Não sei fazer doces. Só entendo de comer doces, e isso muito bem. A maior parte das vezes devoro-os com tal intensidade que não me chego a aperceber dos seus ingredientes. Mas sinto o seu guloso sabor. Mas também não me importo de olhar para eles, nem que seja em fotografias ou ilustrações, e deixar-me ficar com água na boca.

Daí que a trilogia de livros “A Doçaria Portuguesa” tenha vindo mesmo a calhar. A primeira edição, dedicada ao Norte, saiu em 2016 e a segunda, dedicada ao Sul, no ano seguinte. No final de 2019 chegou a edição, a maior, dedicada ao Centro do país (e planeia-se uma próxima dedicada às ilhas). É um inventário da doçaria portuguesa, um trabalho de sapa de Cristina Castro com muitas horas no terreno a procurar e investigar a origem e tradição de doces conventuais, regionais e populares. Mas não apenas dos doces, mas também das pessoas e histórias das práticas doceiras, muitas delas curiosas e herdadas e passadas de geração em geração. Não são precisas receitas para degustarmos estes livros.
No prefácio da segunda edição, a do Sul, Maria de Lourdes Modesto escreve que “Portugal é um país doce”. Já Edgar Pacheco, no prefácio à edição do Centro, questiona-se “como é que um povo pequeno e pobre criou tanto doce a partir de três ou quatro ingredientes-base”.
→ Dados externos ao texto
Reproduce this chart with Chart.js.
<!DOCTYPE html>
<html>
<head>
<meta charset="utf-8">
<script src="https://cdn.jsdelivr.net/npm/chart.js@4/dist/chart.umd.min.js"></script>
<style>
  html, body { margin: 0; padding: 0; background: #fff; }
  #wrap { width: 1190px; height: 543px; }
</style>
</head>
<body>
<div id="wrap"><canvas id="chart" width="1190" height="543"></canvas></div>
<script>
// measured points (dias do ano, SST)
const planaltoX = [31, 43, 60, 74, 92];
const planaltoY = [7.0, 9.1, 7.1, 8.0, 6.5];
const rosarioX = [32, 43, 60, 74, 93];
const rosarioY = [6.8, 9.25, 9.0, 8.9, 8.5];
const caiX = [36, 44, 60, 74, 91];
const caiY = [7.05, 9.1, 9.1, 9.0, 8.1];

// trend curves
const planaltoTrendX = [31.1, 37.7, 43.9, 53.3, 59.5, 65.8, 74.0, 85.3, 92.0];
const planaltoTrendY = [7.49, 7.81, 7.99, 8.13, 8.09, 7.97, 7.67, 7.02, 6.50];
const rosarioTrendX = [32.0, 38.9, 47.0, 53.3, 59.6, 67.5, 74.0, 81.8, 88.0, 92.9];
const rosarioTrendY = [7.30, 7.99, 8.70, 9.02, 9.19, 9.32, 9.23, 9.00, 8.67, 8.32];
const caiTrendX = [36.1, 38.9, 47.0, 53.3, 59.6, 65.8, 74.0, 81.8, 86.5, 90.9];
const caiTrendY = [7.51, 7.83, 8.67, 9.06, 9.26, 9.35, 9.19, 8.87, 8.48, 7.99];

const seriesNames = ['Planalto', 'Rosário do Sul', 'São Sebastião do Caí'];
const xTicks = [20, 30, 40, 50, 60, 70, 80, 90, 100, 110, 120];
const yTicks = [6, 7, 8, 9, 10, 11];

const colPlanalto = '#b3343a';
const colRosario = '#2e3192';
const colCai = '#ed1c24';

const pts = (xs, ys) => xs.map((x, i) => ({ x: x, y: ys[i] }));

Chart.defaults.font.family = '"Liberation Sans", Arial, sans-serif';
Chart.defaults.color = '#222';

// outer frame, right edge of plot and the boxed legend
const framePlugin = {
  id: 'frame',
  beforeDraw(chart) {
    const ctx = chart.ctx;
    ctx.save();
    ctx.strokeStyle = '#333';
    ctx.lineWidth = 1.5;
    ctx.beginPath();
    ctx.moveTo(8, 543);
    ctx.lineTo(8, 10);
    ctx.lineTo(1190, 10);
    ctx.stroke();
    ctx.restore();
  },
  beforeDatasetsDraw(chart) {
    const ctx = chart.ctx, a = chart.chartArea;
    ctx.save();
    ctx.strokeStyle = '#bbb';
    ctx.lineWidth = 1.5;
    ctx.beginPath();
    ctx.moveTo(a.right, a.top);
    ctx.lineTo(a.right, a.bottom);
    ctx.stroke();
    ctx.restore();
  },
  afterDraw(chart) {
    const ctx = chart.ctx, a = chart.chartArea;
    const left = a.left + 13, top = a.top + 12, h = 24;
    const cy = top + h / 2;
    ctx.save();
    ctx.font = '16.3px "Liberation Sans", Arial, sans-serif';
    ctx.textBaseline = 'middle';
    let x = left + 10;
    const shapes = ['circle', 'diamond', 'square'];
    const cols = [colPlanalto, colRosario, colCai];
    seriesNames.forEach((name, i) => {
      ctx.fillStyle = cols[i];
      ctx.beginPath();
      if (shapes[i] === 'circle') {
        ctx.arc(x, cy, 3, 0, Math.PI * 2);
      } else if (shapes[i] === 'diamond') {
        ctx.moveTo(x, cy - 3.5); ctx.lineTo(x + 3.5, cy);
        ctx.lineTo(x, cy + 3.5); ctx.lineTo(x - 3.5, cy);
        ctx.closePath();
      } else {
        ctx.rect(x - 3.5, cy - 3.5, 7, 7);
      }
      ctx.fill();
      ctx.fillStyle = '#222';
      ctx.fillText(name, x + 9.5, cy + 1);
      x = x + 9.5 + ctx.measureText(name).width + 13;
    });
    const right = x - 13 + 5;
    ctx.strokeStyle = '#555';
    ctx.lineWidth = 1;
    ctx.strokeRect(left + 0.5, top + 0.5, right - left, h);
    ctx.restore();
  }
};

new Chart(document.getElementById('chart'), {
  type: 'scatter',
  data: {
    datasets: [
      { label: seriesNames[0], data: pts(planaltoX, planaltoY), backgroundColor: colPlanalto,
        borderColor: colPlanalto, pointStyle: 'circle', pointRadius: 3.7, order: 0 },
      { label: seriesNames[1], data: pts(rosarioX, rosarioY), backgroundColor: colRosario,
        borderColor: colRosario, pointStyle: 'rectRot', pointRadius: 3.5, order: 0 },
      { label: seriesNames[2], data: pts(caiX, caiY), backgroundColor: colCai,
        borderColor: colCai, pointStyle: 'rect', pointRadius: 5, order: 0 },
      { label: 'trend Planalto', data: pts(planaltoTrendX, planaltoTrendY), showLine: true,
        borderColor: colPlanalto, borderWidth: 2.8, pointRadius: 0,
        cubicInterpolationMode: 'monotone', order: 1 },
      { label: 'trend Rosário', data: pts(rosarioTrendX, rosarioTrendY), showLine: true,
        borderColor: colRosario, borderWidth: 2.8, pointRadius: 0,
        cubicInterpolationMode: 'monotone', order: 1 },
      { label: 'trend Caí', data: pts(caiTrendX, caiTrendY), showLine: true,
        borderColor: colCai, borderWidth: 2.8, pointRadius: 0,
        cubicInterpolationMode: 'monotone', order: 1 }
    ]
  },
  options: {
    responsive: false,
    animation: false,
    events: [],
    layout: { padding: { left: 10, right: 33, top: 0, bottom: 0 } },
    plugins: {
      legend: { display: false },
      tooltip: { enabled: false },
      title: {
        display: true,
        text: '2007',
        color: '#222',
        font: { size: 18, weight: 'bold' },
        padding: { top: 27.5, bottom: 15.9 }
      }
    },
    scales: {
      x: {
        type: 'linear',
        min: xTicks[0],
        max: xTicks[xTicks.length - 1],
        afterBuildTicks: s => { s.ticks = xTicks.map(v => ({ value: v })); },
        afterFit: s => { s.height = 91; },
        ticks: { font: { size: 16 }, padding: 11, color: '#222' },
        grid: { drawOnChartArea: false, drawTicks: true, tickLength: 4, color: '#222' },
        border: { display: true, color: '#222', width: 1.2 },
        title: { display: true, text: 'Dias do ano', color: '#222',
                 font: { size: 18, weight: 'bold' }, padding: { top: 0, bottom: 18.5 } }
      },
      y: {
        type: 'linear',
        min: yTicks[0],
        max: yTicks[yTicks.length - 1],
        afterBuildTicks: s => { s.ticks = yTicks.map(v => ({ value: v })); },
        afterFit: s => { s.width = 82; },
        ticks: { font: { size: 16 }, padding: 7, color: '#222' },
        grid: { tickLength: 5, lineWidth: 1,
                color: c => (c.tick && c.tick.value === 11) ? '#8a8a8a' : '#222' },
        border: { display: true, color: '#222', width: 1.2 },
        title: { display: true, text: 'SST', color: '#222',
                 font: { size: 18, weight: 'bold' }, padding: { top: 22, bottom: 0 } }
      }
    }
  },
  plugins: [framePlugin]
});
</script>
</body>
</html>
Há doces para todos os gostos e feitios, uns mais seculares, outros criados há poucos anos. Quase todos eles momentos de inspiração dos seus criadores. E os seus nomes são igualmente inspirados: há o Bolo Podre e o Bolo Rançoso (é explicada a origem do nome deste último); há as Lesmas de Silves, as Mijoninhas Alpalhão e o Tecolameco do vizinho Crato; se há a Enxarcada também pode haver a Enxovalhada; os Casadinhos, os Bons Maridos e os Beija-me Depressa são capazes de conviver bem numa mesma casa; e as Rotundinhas? Um doce para quem adivinhar o lugar da sua origem.
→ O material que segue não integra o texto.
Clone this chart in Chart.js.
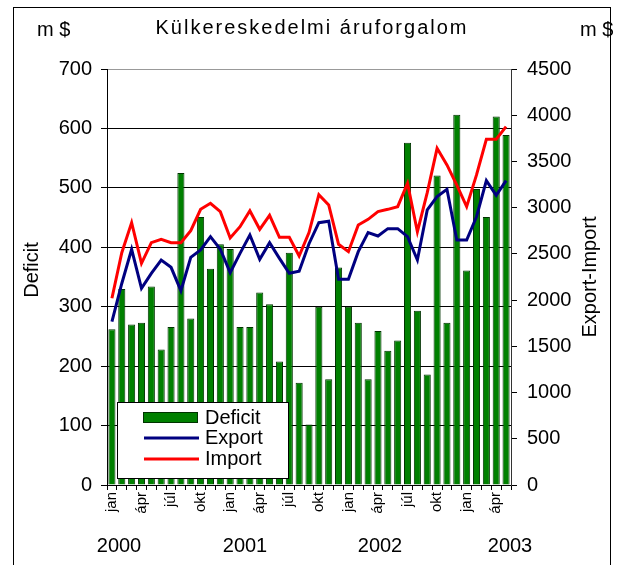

Estas três edições têm ilustrações da minha amiga Ana Gil que, nem de propósito, produziu uns belos desenhos da Aletria – da terra da minha avó materna – e das Cavacas – da terra da minha avó paterna. Rio Tinto e Aldeia das Dez não fazem de igual forma parte das minhas referências geográficas. Em Rio Tinto nunca estive, mas adoro a doçura da aletria legada pela avó Quina; a Aldeia das Dez volto sempre, mas evito a secura da cavaca feita pelas conterrâneas da avó Mariazinha. Antes prefiro o Pão de Ló desta última, de cuja preparação acompanhava atentamente à espera de rapar a gemada que restava na tigela. Ou os Pançudos. Ah, onde estão os Pançudos de Aldeia das Dez neste inventário? Aqui fica mais uma ideia de doce para uma futura edição.